Beaucoup d’aînés, à l’instar de Jean-Paul Brighelli, dénoncent l’effondrement cognitif et intellectuel des jeunes générations. Même si je ne suis pas d’accord avec tout ce que ce dernier dit ou écrit, je ne peux que, globalement, rejoindre ses constats. Lorsqu’on n’a pas d’argument à présenter et qu’on n’est plus capable de débattre, il reste la force brute. Les émotions portées en bandoulière sont un peu le gladius, le trident ou la lance de ces gladiateurs des temps modernes combattant dans les cirques que sont devenus nos plateaux télé ou nos réseaux sociaux. Dans l’arène, que vous soyez brillant intellectuellement ou non importe peu, car c’est celui qui frappe le plus fort qui gagne. La sanction du perdant sera souvent la mort, aujourd’hui portée médiatiquement, voire historiquement. À croire que George Orwell était visionnaire.

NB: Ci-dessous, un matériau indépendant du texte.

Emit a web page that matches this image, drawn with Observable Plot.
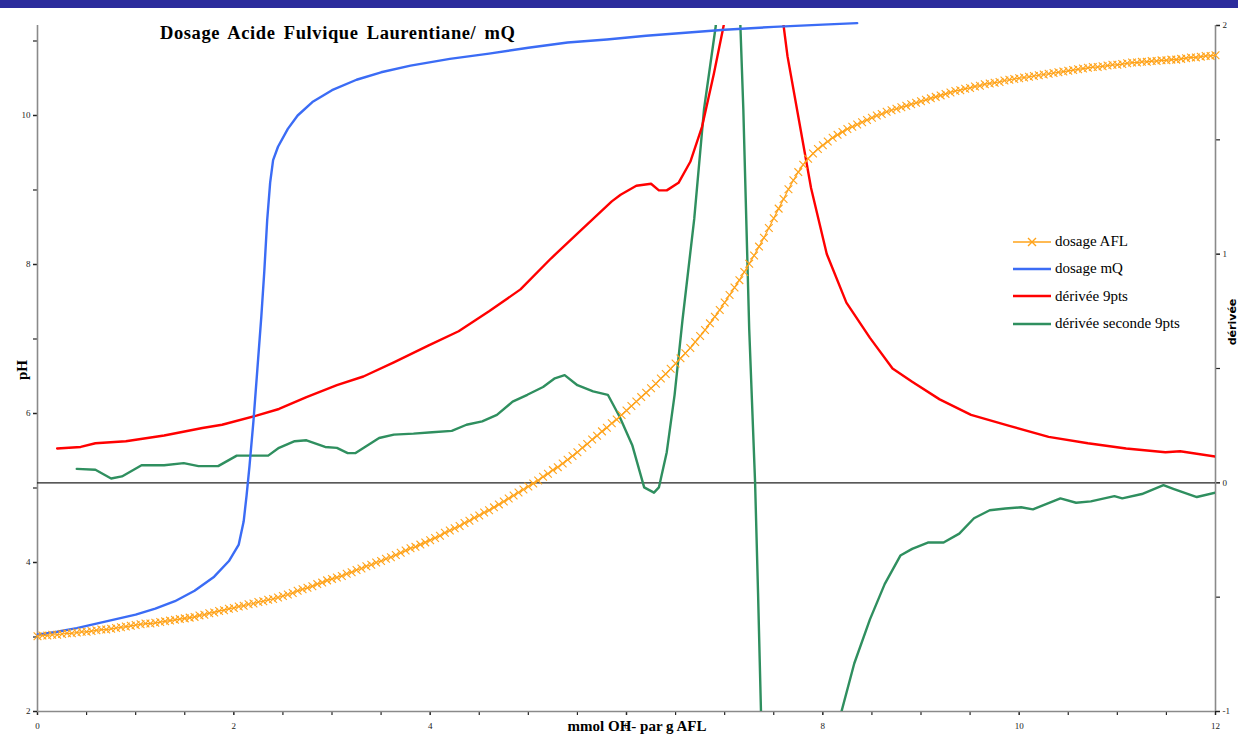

Mais à quoi peut bien servir le wokisme et la « cancel culture » aujourd’hui ? J’ai le sentiment depuis un certain temps que notre monde occidental est occupé à glisser de la démocratie à la tyrannie. Dans ce contexte, je me rappelle que, à la prise de pouvoir par Mao et le parti communiste, ce sont pour beaucoup les enfants qui dénoncèrent leurs propres parents, au prétexte que ces derniers n’étaient pas dans la ligne de pensée du Parti. La jeune génération chinoise de l’époque a aidé à nettoyer, non pas ethniquement, mais idéologiquement, la jeune république chinoise. Facile, dans ces conditions, de pouvoir compter sur une majorité écrasante pour asseoir son pouvoir. De nos jours, les aînés sont un peu le caillou dans la chaussure de ceux qui veulent un monde plus autoritaire. Ils ont connu autre chose, ont grandi dans un contrat social différent, dans un projet civilisationnel différent. Ils ont défendu, certains toute leur vie, d’autres valeurs et expressions de ces valeurs. Certains peuvent être porteurs d’une certaine tradition, parfois millénaire. Évidemment, tout ce qu’a produit le passé n’est pas à garder. Avec le recul offert par le temps, nous pouvons voir les conséquences, de temps en temps malheureuses, de certains choix moins opportuns. Savoir tirer les leçons de l’histoire est important. En même temps, tout apprentissage passe par des échecs. Et nos civilisations n’échappent pas au processus d’apprentissage. Par contre, juger des choses et des faits en les décontextualisant crée, selon moi, un biais dommageable qui ne permet pas d’apprécier les choses du passé en toute objectivité et intégrité. Avec l’installation du wokisme, on vient de nous faire le coup du balancier : au lieu de retrouver des équilibres plus justes, notre civilisation est allée se positionner à l’autre extrémité. Elle s’est donc placée dans une position instable. Immanquablement, elle reprendra sa course dans l’autre sens prochainement. Par prochainement, j’entends un laps de temps conforme au temps des civilisations. Ce peut être cinq, dix, vingt, trente ou quarante ans, voire plus. Mais cela viendra nécessairement. Saura-t-on lui trouver un équilibre stable et sain, ou reprendra-t-elle sa course folle vers l’autre extrémité, entretenant ainsi un mouvement perpétuel malsain ? Seule l’histoire du futur l’apprendra un jour aux hommes de son époque.